While the FBI is still “seeking information” about Siddiqui’s whereabouts, others claim she is the only female prisoner, ‘Prisoner 650’, being held at the U.S. detention centre at Bagram, 60 kilometers from Kabul.
British journalist Yvonne Ridley, who was captured by the Taliban and later converted to Islam, visited Pakistan recently and called on the international community to work for the release of Aafia whom she calls a “grey lady”.
Siddiqui was also included in a list published by Amnesty International in June 2007 as someone for whom there was “evidence of secret detention by the United States and whose fate and whereabouts remain unknown”.
Several former prisoners including British Muslim Moazzam Begg, who was held at Bagram before being transferred to Guantanamo Bay in Cuba and later released, and some Arab detainees tell the story of prisoner number 650, the only woman at Bagram. Their accounts claim that the detained woman cries all the time and appears to have lost her sanity.
“We have only indications on which we can claim that she is no other person but Aafia Siddiqui,” retired Squadron leader and head of the Defense of Human Rights organization Khalid Khawaja told Adnkronos International (AKI).
“She left her home to go to the airport from her Karachi residence,” he told AKI. “It appears that she was picked up somewhere going to the airport. I tried to contact her mother but she refused to talk and later she also disappeared.”
“Siddiqui disappeared with her three children. Neither her or her children’s whereabouts have been known for the last five years.”

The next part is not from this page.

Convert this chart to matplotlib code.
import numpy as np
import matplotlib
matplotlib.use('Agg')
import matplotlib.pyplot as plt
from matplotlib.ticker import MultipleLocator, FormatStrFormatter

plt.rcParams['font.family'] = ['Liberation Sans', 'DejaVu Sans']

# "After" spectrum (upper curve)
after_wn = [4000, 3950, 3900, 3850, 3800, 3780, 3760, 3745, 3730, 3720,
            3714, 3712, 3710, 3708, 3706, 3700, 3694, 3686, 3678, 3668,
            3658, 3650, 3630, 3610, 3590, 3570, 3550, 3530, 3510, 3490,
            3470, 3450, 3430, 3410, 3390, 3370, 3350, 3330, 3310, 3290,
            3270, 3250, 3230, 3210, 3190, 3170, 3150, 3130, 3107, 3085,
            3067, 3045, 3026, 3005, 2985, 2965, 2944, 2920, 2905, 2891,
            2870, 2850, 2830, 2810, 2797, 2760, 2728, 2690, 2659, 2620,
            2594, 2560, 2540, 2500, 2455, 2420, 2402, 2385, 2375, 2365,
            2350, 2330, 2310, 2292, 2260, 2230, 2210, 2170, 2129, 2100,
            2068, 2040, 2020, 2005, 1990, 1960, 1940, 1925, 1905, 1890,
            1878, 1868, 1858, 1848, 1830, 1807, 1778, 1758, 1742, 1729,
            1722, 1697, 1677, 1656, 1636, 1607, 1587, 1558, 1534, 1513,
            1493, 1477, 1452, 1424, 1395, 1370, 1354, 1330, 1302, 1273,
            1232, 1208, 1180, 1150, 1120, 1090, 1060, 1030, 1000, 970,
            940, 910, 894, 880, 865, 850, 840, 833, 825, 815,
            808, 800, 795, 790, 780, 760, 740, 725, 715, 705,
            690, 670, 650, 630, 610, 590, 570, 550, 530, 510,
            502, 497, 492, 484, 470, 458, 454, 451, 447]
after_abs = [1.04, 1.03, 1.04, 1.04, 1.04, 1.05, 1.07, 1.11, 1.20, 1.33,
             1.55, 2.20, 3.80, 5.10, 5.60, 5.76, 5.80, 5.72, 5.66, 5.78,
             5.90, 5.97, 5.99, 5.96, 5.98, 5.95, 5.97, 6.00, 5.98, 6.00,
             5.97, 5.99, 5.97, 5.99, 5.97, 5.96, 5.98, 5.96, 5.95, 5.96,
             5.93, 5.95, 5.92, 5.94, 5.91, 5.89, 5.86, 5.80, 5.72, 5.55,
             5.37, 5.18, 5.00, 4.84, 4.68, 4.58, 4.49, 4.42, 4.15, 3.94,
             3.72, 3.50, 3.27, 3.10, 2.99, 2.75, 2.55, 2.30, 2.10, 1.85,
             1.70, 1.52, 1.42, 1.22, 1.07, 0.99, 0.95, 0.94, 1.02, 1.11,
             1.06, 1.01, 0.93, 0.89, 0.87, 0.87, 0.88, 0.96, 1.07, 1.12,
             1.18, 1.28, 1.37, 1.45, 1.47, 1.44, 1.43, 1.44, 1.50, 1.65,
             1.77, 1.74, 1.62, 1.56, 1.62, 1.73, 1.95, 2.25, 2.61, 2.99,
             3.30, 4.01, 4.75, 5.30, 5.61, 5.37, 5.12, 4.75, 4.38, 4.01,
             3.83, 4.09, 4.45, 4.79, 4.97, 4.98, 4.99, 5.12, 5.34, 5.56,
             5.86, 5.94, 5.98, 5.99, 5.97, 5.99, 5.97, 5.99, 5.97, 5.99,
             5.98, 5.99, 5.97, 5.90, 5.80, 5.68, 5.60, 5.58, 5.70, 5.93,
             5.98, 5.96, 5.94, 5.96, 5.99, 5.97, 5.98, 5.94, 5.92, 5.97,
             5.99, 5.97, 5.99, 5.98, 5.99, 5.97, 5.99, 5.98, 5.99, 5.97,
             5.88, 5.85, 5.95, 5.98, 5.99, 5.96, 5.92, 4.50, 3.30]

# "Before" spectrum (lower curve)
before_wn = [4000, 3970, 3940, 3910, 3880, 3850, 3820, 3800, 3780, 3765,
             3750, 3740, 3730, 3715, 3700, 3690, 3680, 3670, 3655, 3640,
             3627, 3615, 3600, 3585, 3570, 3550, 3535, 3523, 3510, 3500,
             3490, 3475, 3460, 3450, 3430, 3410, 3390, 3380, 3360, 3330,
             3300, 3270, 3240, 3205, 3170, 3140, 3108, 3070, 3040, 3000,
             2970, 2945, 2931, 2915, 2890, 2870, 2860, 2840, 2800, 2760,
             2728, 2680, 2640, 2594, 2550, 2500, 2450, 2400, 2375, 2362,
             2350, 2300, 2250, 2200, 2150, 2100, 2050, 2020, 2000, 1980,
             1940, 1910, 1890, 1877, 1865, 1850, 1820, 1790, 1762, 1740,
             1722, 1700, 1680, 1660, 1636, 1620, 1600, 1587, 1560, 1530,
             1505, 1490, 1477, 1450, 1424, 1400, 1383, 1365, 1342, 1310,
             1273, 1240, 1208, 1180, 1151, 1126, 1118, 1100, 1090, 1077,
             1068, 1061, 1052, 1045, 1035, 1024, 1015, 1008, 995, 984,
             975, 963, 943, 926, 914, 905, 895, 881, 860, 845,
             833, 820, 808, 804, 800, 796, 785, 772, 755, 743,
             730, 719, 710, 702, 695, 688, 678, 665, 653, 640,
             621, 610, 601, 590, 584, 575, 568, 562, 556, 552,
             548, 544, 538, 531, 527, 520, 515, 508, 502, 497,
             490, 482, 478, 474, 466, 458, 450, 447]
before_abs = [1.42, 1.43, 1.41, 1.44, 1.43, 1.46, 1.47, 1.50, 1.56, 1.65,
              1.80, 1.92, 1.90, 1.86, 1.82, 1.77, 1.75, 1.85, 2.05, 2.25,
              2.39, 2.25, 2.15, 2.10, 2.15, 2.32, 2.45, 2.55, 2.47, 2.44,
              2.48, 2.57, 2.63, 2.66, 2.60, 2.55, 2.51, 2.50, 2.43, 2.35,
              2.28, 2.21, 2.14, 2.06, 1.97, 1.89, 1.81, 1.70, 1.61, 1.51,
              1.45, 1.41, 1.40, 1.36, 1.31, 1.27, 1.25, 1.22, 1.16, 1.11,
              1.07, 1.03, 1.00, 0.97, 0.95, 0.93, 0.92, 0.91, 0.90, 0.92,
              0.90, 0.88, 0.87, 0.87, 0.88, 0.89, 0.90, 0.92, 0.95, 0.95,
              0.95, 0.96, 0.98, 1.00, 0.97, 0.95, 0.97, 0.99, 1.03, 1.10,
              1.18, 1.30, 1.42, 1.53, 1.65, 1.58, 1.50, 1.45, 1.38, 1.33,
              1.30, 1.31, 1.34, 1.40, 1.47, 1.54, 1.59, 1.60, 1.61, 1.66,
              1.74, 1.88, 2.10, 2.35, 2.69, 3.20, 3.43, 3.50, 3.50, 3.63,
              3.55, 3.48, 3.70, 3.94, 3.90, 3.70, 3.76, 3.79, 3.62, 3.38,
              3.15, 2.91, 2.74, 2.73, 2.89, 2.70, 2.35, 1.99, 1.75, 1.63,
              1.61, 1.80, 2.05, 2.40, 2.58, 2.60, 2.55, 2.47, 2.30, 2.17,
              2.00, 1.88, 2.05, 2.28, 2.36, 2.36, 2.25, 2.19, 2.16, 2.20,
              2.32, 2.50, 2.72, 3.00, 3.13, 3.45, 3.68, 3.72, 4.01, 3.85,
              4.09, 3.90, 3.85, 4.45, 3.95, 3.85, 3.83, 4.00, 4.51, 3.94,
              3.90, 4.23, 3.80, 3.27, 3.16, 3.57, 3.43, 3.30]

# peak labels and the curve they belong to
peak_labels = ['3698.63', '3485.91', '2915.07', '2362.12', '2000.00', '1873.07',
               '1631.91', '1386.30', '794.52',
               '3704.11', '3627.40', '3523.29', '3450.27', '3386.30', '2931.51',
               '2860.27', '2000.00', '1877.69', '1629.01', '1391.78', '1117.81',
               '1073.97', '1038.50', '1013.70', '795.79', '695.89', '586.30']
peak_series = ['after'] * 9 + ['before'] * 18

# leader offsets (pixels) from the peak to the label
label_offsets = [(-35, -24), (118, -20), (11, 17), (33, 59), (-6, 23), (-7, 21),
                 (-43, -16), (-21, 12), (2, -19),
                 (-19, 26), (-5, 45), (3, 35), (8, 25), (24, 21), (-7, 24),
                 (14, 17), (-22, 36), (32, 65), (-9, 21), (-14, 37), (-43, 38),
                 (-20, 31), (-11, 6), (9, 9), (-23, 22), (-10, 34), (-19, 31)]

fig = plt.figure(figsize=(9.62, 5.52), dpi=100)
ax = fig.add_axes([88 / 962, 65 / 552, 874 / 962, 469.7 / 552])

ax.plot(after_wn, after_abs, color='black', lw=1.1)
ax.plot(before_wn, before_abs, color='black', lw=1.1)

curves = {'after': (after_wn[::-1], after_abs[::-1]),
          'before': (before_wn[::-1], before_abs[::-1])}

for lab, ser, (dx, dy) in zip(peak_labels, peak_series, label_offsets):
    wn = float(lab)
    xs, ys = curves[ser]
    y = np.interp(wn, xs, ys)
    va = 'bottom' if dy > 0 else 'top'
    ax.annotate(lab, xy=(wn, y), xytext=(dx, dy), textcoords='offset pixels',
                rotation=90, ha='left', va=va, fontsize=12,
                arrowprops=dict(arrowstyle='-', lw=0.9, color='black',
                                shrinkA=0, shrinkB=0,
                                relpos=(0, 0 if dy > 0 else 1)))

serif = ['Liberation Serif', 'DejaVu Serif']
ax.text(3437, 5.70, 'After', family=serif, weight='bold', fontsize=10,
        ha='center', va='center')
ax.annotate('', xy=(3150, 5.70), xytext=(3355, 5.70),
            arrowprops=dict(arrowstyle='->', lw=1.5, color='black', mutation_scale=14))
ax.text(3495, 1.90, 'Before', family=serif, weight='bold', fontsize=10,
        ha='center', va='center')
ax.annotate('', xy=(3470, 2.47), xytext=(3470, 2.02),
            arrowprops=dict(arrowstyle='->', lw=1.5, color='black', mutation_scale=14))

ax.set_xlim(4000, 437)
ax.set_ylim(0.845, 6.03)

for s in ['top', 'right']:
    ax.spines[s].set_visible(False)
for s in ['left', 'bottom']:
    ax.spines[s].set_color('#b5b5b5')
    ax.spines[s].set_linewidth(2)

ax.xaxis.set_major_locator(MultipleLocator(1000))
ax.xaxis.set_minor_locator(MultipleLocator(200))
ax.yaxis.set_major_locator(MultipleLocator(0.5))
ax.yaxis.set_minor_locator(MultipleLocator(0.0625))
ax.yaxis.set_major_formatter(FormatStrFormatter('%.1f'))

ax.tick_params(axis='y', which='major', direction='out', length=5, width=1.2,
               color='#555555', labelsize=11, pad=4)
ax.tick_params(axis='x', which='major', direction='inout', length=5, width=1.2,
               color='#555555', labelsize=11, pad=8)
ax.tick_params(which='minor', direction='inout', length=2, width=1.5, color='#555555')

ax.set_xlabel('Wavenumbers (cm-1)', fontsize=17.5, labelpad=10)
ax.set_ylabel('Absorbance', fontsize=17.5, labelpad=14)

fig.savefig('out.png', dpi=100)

Khawaja works for the cause of missing people, including those detained by security agencies allegedly without charges or trial.

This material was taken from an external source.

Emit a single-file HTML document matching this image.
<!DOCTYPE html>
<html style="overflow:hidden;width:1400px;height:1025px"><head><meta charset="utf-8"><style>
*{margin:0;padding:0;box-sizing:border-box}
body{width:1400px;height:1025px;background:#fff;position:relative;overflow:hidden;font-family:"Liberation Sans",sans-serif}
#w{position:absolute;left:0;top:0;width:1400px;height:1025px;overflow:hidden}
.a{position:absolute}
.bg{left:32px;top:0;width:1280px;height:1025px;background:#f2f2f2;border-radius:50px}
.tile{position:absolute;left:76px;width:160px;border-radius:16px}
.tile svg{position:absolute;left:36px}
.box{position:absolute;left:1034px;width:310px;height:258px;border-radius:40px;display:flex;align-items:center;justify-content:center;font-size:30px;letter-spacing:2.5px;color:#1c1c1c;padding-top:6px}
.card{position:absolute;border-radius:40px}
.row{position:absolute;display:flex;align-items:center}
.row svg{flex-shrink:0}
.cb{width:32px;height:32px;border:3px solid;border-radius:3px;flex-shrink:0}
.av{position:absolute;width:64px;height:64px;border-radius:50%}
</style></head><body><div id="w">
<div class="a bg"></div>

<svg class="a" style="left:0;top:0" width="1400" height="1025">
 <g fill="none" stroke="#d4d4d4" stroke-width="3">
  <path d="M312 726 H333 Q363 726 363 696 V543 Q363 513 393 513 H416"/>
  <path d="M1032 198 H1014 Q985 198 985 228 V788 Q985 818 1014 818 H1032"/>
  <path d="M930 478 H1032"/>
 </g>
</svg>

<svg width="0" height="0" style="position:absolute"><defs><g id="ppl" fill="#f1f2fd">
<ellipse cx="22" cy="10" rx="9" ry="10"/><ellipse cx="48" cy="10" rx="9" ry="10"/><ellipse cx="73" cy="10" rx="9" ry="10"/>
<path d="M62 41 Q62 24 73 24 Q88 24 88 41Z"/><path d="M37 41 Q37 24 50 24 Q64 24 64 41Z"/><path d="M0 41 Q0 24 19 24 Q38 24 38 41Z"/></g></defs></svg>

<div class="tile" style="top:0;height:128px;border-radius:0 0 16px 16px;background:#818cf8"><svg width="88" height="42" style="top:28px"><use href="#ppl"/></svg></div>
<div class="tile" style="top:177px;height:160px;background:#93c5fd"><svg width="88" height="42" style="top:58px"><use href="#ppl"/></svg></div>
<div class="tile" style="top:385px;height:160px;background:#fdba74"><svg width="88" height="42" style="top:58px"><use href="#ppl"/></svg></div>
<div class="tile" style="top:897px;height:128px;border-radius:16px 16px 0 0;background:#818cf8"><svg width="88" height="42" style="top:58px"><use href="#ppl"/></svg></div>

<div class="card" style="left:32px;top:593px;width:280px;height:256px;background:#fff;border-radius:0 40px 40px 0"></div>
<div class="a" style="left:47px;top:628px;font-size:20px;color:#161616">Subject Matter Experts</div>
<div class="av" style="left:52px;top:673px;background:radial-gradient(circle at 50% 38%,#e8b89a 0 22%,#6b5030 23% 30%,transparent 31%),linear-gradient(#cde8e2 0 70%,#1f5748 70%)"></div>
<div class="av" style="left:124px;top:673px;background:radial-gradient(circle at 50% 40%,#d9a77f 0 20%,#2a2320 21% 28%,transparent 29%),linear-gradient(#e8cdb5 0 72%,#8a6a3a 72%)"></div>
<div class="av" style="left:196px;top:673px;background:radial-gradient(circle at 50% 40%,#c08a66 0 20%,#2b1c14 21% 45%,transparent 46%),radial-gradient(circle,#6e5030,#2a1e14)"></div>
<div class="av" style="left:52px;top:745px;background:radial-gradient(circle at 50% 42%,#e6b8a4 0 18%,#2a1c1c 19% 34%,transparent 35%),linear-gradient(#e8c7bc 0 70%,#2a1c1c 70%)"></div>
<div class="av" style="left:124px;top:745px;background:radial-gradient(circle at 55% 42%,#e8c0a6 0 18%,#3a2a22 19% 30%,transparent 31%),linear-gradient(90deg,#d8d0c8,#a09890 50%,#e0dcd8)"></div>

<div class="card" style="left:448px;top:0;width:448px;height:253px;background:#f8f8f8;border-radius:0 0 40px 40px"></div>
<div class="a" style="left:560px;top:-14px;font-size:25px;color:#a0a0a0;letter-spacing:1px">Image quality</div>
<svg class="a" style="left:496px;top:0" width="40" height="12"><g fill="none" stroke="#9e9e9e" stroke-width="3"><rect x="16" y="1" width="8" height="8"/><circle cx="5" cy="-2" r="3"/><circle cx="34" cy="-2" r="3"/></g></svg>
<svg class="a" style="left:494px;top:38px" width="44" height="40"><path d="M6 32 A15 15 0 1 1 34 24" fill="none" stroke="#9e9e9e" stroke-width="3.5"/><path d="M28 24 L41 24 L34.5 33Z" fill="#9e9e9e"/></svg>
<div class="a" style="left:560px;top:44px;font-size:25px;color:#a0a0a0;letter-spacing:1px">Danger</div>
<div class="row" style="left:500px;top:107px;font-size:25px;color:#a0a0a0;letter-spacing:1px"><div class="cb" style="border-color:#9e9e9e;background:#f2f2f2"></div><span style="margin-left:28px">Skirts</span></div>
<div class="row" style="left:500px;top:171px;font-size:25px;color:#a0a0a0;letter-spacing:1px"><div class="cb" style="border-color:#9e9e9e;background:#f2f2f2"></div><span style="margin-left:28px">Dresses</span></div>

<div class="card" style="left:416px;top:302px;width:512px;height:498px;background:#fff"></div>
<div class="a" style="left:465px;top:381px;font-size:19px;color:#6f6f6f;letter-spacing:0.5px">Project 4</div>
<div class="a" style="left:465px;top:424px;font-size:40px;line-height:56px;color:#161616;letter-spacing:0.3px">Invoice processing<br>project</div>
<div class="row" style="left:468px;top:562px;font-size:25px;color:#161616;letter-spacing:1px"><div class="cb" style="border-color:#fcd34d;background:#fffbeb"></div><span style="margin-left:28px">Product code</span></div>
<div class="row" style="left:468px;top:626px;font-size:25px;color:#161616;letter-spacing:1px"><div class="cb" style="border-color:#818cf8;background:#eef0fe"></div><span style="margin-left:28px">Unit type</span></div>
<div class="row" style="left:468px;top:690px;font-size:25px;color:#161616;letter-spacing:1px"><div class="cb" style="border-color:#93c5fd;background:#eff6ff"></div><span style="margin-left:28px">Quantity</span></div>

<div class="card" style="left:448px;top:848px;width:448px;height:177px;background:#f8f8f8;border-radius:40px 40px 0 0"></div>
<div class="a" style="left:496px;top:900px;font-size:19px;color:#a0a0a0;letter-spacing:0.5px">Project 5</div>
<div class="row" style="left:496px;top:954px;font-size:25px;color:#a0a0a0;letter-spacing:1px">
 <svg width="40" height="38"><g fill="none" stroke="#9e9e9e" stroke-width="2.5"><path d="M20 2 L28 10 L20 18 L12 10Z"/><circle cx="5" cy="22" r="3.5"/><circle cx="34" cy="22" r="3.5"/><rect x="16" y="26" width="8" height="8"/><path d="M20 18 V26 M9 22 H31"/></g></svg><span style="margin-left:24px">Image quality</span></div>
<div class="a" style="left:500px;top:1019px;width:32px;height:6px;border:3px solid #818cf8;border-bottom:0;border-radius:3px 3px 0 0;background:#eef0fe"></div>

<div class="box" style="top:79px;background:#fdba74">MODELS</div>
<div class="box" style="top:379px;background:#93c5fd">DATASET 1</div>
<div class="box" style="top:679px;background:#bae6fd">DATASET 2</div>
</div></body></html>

Khawaja himself was imprisoned for several months last year, including a period when the government said that it had no idea where he was.
He was a senior official of the Pakistani intelligence agency, ISI when they were fueling jihadi resistance movements against the Soviets in Afghanistan, and after being forced to retire he went to Afghanistan and fought along side with Osama bin Laden.
Khawaja said Pakistani authorities had confirmed that she was initially arrested by security agencies and then the Pakistan’s Interior Minister Syed Faisal Saleh Hayat said she was in Pakistan’s custody and would be released soon.
“Like many other prisoners, Aafia also seems to have been transferred to the FBI who would have taken her to Bagram Airbase jail for further interrogation,” Khalid Khawaja said.
AKI tried to reach Syed Faisal Saleh Hayat by telephone but received no response.
“The government does not want to discuss this matter because they have handed over dozens of people to the U.S. in violation of rules,” he said.
“That is why when the deposed Chief Justice of Pakistan Iftikhar Chaudhry tried to summon the intelligence chiefs and ask them to clarify their position concerning missing people, he was sacked.”
Pakistan’s Foreign Office has denied knowledge of the alleged detention of a Pakistani woman.
But the FBI’s website says it is seeking information about Siddiqui.
“Although the FBI has no information indicating this individual is connected to specific terrorist activities, the FBI would like to locate and question this individual,” it said.
In May 2004 the FBI named the woman among seven dangerous al-Qaeda suspects accused of plotting attacks.